Every Something is Terrorism

Korean fashion. Photo credit of Edward Lynn Nygren

The U.S. is at war: with something. It has become the catch-all phrase for acts of terrorism and crimes against the country. It is now used as an excuse for every invasion of privacy and illegal search and seizure.

“Where is a terrorist more apt to be found? Not these days on an airplane, more likely on the interstate” says Department of Safety and Homeland Security Commissioner Bill Gibbons. TSA agents are no longer searching Americans only in airports, but now on highways as well. And how is this act justified? Simple, according to TSA Federal Security Director Paul Armes, “Somebody sees something somewhere and we want them to be responsible citizens, report that and let us work it through our processes to abate the concern that they had when they saw something suspicious.”
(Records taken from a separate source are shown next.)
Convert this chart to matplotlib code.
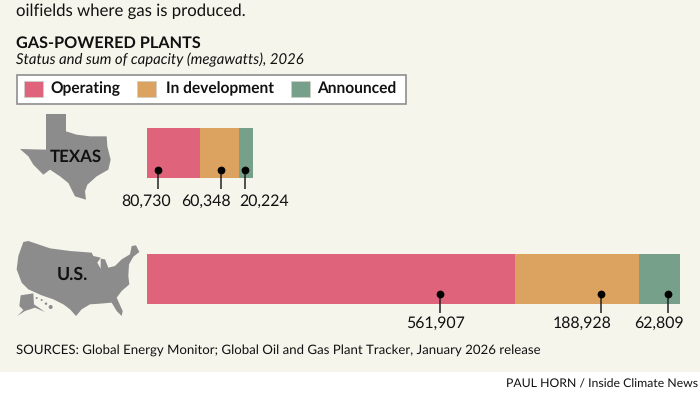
import matplotlib
matplotlib.use("Agg")
import matplotlib.pyplot as plt
from matplotlib.patches import Polygon, Rectangle

regions = ["TEXAS", "U.S."]
statuses = ["Operating", "In development", "Announced"]
texas_mw = [80730, 60348, 20224]
us_mw = [561907, 188928, 62809]
status_colors = ["#DE637B", "#DCA25F", "#76A08A"]

W, H = 700, 394
FONT = "Lato"
plt.rcParams["font.family"] = [FONT, "DejaVu Sans"]
plt.rcParams["text.hinting"] = "no_hinting"
fig = plt.figure(figsize=(W / 100, H / 100), dpi=100, facecolor="white")

ov = fig.add_axes([0, 0, 1, 1], zorder=1)
ov.set_xlim(0, W); ov.set_ylim(H, 0); ov.axis("off")
ov.add_patch(Rectangle((0, 0), W, 372, fc="#F5F5EC", ec="none"))

ov.text(16.5, 11.5, "oilfields where gas is produced.", fontsize=12.1, va="center", color="#111111")
ov.text(16.5, 43.5, "GAS-POWERED PLANTS", fontsize=11.7, fontweight="bold", va="center", color="#111111")
ov.text(16.5, 60, "Status and sum of capacity (megawatts), 2026", fontsize=10.7, style="italic", va="center", color="#111111")

ov.add_patch(Rectangle((17, 75), 389, 28.5, fc="white", ec="#8E8E8E", lw=1.2))
swatch_x = [24, 137, 291]
label_x = [50, 165.5, 317]
label_y = [93, 93, 93.7]
for name, c, sx, lx, ly in zip(statuses, status_colors, swatch_x, label_x, label_y):
    ov.add_patch(Rectangle((sx, 81), 19, 15.5, fc=c, ec="#CFCFC8", lw=0.6))
    ov.text(lx, ly, name, fontsize=11.2, fontweight="bold", va="baseline", color="#111111")

# maps (schematic outlines)
GRAY = "#8C8C8C"
tx = [(108,18),(168,18),(168,70),(200,80),(240,85),(290,85),(292,115),(302,155),(295,185),(260,205),
      (232,230),(225,250),(228,275),(195,265),(175,225),(150,205),(120,185),(100,200),(70,170),(55,145),
      (30,123),(108,125)]
ov.add_patch(Polygon([(10+x/3, 108+y/3) for x, y in tx], fc=GRAY, ec="none"))
us = [(40,18),(55,15),(120,37),(180,45),(245,50),(250,60),(272,65),(262,80),(272,98),(272,68),(285,70),
      (295,95),(315,90),(335,70),(360,55),(365,30),(378,28),(388,48),(370,62),(357,85),(355,120),(358,145),
      (335,165),(320,185),(338,225),(335,240),(320,225),(305,200),(270,203),(240,205),(215,220),(198,240),
      (180,220),(160,205),(130,190),(95,178),(55,160),(35,140),(20,100),(25,60)]
ov.add_patch(Polygon([(10+x/3, 236+y/3) for x, y in us], fc=GRAY, ec="none"))
ak = [(32,178),(70,172),(72,205),(105,228),(75,215),(45,225),(22,240),(40,222),(28,210)]
ov.add_patch(Polygon([(10+x/3, 236+y/3) for x, y in ak], fc=GRAY, ec="none"))
for hx, hy, r in [(80,186,2),(95,192,2),(108,203,2.5),(122,213,4)]:
    ov.add_patch(plt.Circle((10+hx/3, 236+hy/3), r/2, fc=GRAY, ec="none"))
ov.text(76, 157, regions[0], fontsize=12.2, fontweight="bold", ha="center", va="center", color="#111111")
ov.text(72, 274.5, regions[1], fontsize=12.8, fontweight="bold", ha="center", va="center", color="#111111")

# bars on a shared capacity scale
ax = fig.add_axes([147 / W, 1 - 304 / H, 533 / W, 176 / H], zorder=2)
ax.set_xlim(0, sum(us_mw))
ax.set_ylim(1 + 25 / 126, -25 / 126)
ax.axis("off")
ax.patch.set_alpha(0)
for row, vals in enumerate([texas_mw, us_mw]):
    left = 0
    for v, c in zip(vals, status_colors):
        ax.barh(row, v, left=left, height=50 / 126, color=c, edgecolor="none")
        left += v

lab = fig.add_axes([0, 0, 1, 1], zorder=3)
lab.set_xlim(0, W); lab.set_ylim(H, 0); lab.axis("off"); lab.patch.set_alpha(0)
callouts = [
    (texas_mw, [158, 220.5, 245], [146, 206, 264], 169.5, 189, 201),
    (us_mw, [440, 601, 668], [436, 582.5, 659], 294, 313, 323),
]
for vals, xs, tx_, y0, y1, ty in callouts:
    for v, x, t in zip(vals, xs, tx_):
        lab.plot([x, x], [y0, y1], color="#222222", lw=1.1, solid_capstyle="butt")
        lab.plot([x], [y0], "o", color="black", ms=5.6, mew=0)
        lab.text(t, ty, f"{v:,}", fontsize=11.4, ha="center", va="center", color="#111111")

lab.text(16.5, 350.5, "SOURCES: Global Energy Monitor; Global Oil and Gas Plant Tracker, January 2026 release",
         fontsize=9.5, va="center", color="#111111")
lab.text(698, 384.5, "PAUL HORN / Inside Climate News", fontsize=8.8, ha="right", va="center", color="#111111")

fig.savefig("out.png", dpi=100, facecolor="white")
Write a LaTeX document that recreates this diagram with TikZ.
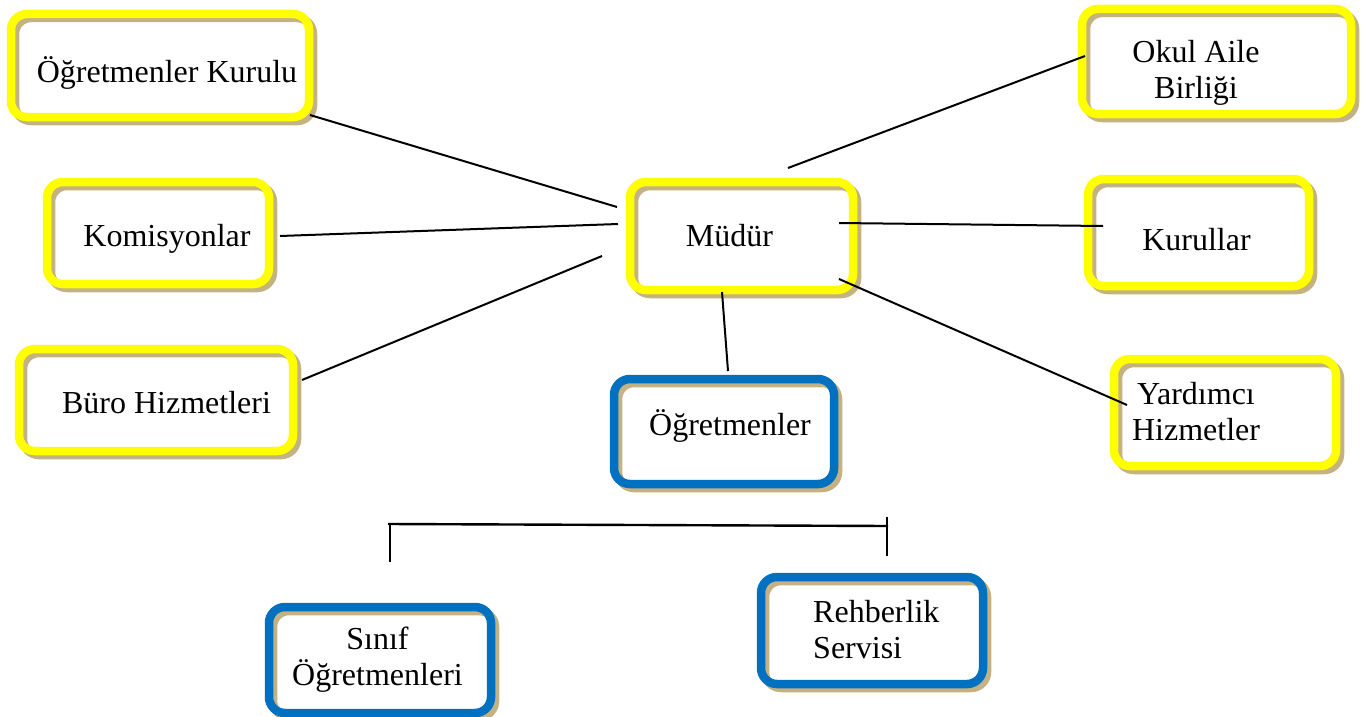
\documentclass[tikz,border=0pt]{standalone}
\usepackage{fontspec}
\setmainfont{Liberation Serif}

\definecolor{boxyellow}{HTML}{FFFF00}
\definecolor{boxblue}{HTML}{0070C0}
\definecolor{shadowtan}{HTML}{C4B283}

\tikzset{
  panel/.style={draw=#1, line width=8.5pt, rounded corners=16pt, inner sep=0pt, outer sep=0pt,
    preaction={draw=shadowtan, line width=8.5pt, transform canvas={shift={(4pt,-4pt)}}}},
  txt/.style={font=\fontsize{32}{36}\selectfont, inner sep=0pt, align=center, anchor=base},
  link/.style={line width=2pt},
}

\begin{document}
\begin{tikzpicture}[x=1pt, y=-1pt]
  \useasboundingbox (0,0) rectangle (1365,717);
  % -=-=-=-=- BOXES -=-=-=-=-
  \node[panel=boxyellow, minimum width=298pt, minimum height=103pt] (kurulu) at (160,65.5) {};
  \node[panel=boxyellow, minimum width=269pt, minimum height=105pt] (oab) at (1216.5,61.5) {};
  \node[panel=boxyellow, minimum width=222pt, minimum height=102pt] (komisyon) at (158,233) {};
  \node[panel=boxyellow, minimum width=223pt, minimum height=108pt] (mudur) at (741.5,236) {};
  \node[panel=boxyellow, minimum width=221pt, minimum height=107pt] (kurullar) at (1198.5,232.5) {};
  \node[panel=boxyellow, minimum width=274pt, minimum height=102pt] (buro) at (156,400) {};
  \node[panel=boxblue, minimum width=220pt, minimum height=105pt] (ogretmen) at (724,431.5) {};
  \node[panel=boxyellow, minimum width=222pt, minimum height=107pt] (yardimci) at (1225,412.5) {};
  \node[panel=boxblue, minimum width=222pt, minimum height=106pt] (sinif) at (380,660) {};
  \node[panel=boxblue, minimum width=222pt, minimum height=107pt] (rehber) at (872,630.5) {};

  % -=-=-=-=- TEXTS -=-=-=-=-
  \node[txt] (kurulu-t) at (167,82) {Öğretmenler Kurulu};
  \node[txt] (oab-t) at (1196,99) {Okul Aile\\Birliği};
  \node[txt] (komisyon-t) at (167,246) {Komisyonlar};
  \node[txt] (mudur-t) at (729.5,246) {Müdür};
  \node[txt] (kurullar-t) at (1196.5,250) {Kurullar};
  \node[txt] (buro-t) at (166.5,413) {Büro Hizmetleri};
  \node[txt] (ogretmen-t) at (730,435) {Öğretmenler};
  \node[txt] (yardimci-t) at (1196,440) {Yardımcı\\Hizmetler};
  \node[txt] (sinif-t) at (377.5,685) {Sınıf\\Öğretmenleri};
  \node[txt, align=left, anchor=base west] (rehber-t) at (813,658) {Rehberlik\\Servisi};

  % -=-=-=-=- LINKS -=-=-=-=-
  \draw[link] ([shift={(1,-2)}]kurulu.south east) -- ([shift={(-13,-29)}]mudur.west);
  \draw[link] ([shift={(11,3)}]komisyon.east) -- ([shift={(-12,-12)}]mudur.west);
  \draw[link] ([shift={(9,-20)}]buro.east) -- ([shift={(-28,20)}]mudur.west);
  \draw[link] ([shift={(46.5,-14)}]mudur.north) -- ([shift={(3,-5.5)}]oab.west);
  \draw[link] ([shift={(-14,-13)}]mudur.east) -- ([shift={(15,-6.5)}]kurullar.west);
  \draw[link] ([shift={(-14,43)}]mudur.east) -- ([shift={(13,-7.5)}]yardimci.west);
  \draw[link] ([shift={(-19.5,2)}]mudur.south) -- ([shift={(4,-8)}]ogretmen.north);

  % -=-=-=-=- BRACKET -=-=-=-=-
  \coordinate (br-l) at (388,524);
  \coordinate (br-r) at (888,526);
  \coordinate (br-ld) at (390,562);
  \coordinate (br-ru) at (887,517);
  \coordinate (br-rd) at (887,556);
  \draw[line width=2.4pt] (br-l) -- (br-r);
  \draw[link] (br-l -| br-ld) -- (br-ld);
  \draw[link] (br-ru) -- (br-rd);
\end{tikzpicture}
\end{document}
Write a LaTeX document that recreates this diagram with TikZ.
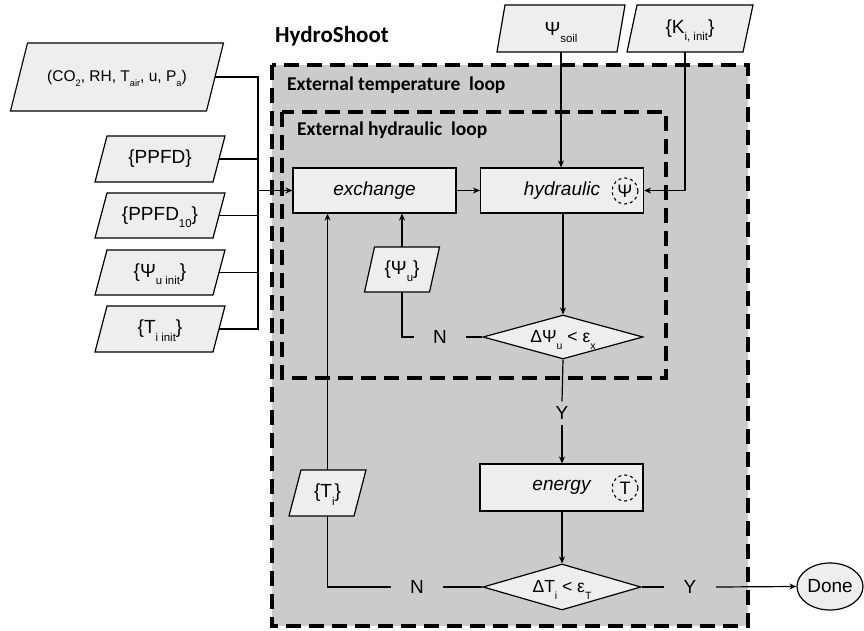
\documentclass[tikz,border=0pt]{standalone}
\usepackage{fontspec}
\usepackage{graphicx}
\setmainfont{Liberation Sans}
\newfontfamily\titlefont{Carlito}
\usetikzlibrary{arrows.meta,shapes.geometric,calc}
\definecolor{bggray}{HTML}{CBCBCB}
\definecolor{boxfill}{HTML}{EEEEEE}
\newcommand\sbx[1]{\smash{\raisebox{-0.38em}{\scalebox{0.6}{#1}}}}
\newcommand\fsz[1]{\fontsize{#1}{#1}\selectfont}
\newcommand{\pgm}[7]{%
  \filldraw[pgshape] ({#2-#4/2-#6/2},{#3+#5/2}) -- ({#2+#4/2-#6/2},{#3+#5/2}) -- ({#2+#4/2+#6/2},{#3-#5/2}) -- ({#2-#4/2+#6/2},{#3-#5/2}) -- cycle;
  \node[pgtext, minimum width=#4, minimum height=#5] (#1) at (#2,#3) {#7};}
\tikzset{
  pgshape/.style={draw=black, fill=boxfill, line width=1.2pt, line join=miter},
  pgtext/.style={inner sep=0pt, font=\fsz{19}},
  procbox/.style={draw, fill=boxfill, line width=1.2pt, minimum width=163, minimum height=45, inner sep=0pt, font=\fsz{19}\itshape},
  decbox/.style={diamond, draw, fill=boxfill, line width=1.2pt, inner sep=0pt, aspect=3.6, font=\fsz{17.5}},
  lbl/.style={fill=bggray, inner sep=0pt, minimum width=52, minimum height=23, font=\fsz{19}},
  conn/.style={line width=1.2pt},
  arr/.style={conn, -{Stealth[length=7pt,width=6pt]}},
  loopbox/.style={draw, line width=4pt, dash pattern=on 15pt off 8pt},
  statecirc/.style={circle, draw, dashed, line width=1.1pt, minimum size=26, inner sep=0pt, font=\fsz{18}},
  titletext/.style={font=\titlefont\bfseries\fsz{19.5}, anchor=west, inner sep=0pt},
}
\begin{document}
\begin{tikzpicture}[x=1pt,y=-1pt]
\useasboundingbox (0,0) rectangle (864,631);

% loop boxes
\draw[loopbox, fill=bggray] (272,65) rectangle (748,626);
\draw[loopbox] (282,112) rectangle (666,378);

\node[titletext, font=\titlefont\bfseries\fsz{23}] (ttl) at (275,36) {HydroShoot};
\node[titletext] (tloop) at (287,85) {External temperature\ \ loop};
\node[titletext] (hloop) at (297,130) {External hydraulic\ \ loop};

% inputs
\pgm{co2}{117}{77}{196}{68}{17}{\fsz{15.5}(CO\sbx{2}, RH, T\sbx{air}, u, P\sbx{a})}
\pgm{ppfd}{160}{159}{118}{46}{12}{\{PPFD\}}
\pgm{ppfdt}{160}{215.5}{118}{45}{12}{\{PPFD\sbx{10}\}}
\pgm{psiinit}{160}{272.5}{118}{45}{12}{\{Ψ\sbx{u init}\}}
\pgm{tinit}{160}{329}{118}{46}{12}{\{T\sbx{i init}\}}
\pgm{psisoil}{561}{28.5}{120}{47}{8}{Ψ\sbx{soil}}
\pgm{kinit}{690}{28.5}{116}{47}{10}{\{K\sbx{i, init}\}}
\pgm{psiu}{402}{269.5}{65}{45}{10}{\{Ψ\sbx{u}\}}
\pgm{ti}{327.5}{493}{65}{46}{12}{\{T\sbx{i}\}}

% processes
\node[procbox] (exchange) at (374.5,190.5) {exchange};
\node[procbox] (hydraulic) at (562,190.5) {hydraulic};
\node[procbox, minimum height=47] (energy) at (561.5,487.5) {energy};
\node[statecirc] (cpsi) at (625,191) {Ψ};
\node[statecirc] (ctemp) at (625,488) {T};

% decisions
\node[decbox, minimum width=160, minimum height=44] (d1) at (563,337) {ΔΨ\sbx{u} < ε\sbx{x}};
\node[decbox, minimum width=158, minimum height=46] (d2) at (562,587) {ΔT\sbx{i} < ε\sbx{T}};
\node[ellipse, draw, fill=boxfill, line width=1.2pt, minimum width=66, minimum height=47, inner sep=0pt, font=\fsz{19}] (done) at (830,586.5) {Done};

% labels
\node[lbl] (n1) at (440,337) {N};
\node[lbl] (y1) at (562,413) {Y};
\node[lbl] (n2) at (417,587) {N};
\node[lbl] (y2) at (690,587) {Y};

% input bus
\coordinate (bus) at (258,0);
\draw[conn] (co2.east) -| (bus |- tinit.east) -- (tinit.east);
\draw[conn] (ppfd.east) -- (ppfd.east -| bus);
\draw[conn] (ppfdt.east) -- (ppfdt.east -| bus);
\draw[conn] (psiinit.east) -- (psiinit.east -| bus);
\draw[arr] (bus |- exchange.west) -- (exchange.west);

% connectors
\draw[arr] (exchange.east) -- (hydraulic.west);
\draw[arr] (psisoil.south) -- (psisoil.south |- hydraulic.north);
\draw[arr] ([xshift=-5pt]kinit.south) |- (hydraulic.east);
\draw[arr] (hydraulic.south -| d1.north) -- (d1.north);
\draw[arr] (psiu.north) -- (psiu.north |- exchange.south);
\draw[conn] (psiu.south) |- (n1.west);
\draw[conn] (n1.east) -- (d1.west);
\draw[conn] (d1.south) -- (y1.north);
\draw[arr] (y1.south) -- (y1.south |- energy.north);
\draw[arr] (energy.south -| d2.north) -- (d2.north);
\draw[conn] (d2.west) -- (n2.east);
\draw[conn] (n2.west) -| (ti.south);
\draw[arr] (ti.north) -- (ti.north |- exchange.south);
\draw[conn] (d2.east) -- (y2.west);
\draw[arr] (y2.east) -- (done.west);
\end{tikzpicture}
\end{document}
Something. Somewhere. These are the excuses the TSA uses to extend its power. The agents are hitting the road with Visible Intermodel Prevention and Response (VIPR) agents, giving random inspections. All on the lookout for “something”.

The “If you see something, say something” campaign is the beginning of the end of American rights and liberties. You can be pulled over for something, searched without a warrant for something, have your personal belongings seized for something, and be detained and jailed for something. Explicit reasons and proof of evidence has been pushed aside; somebody doing something somewhere has become enough.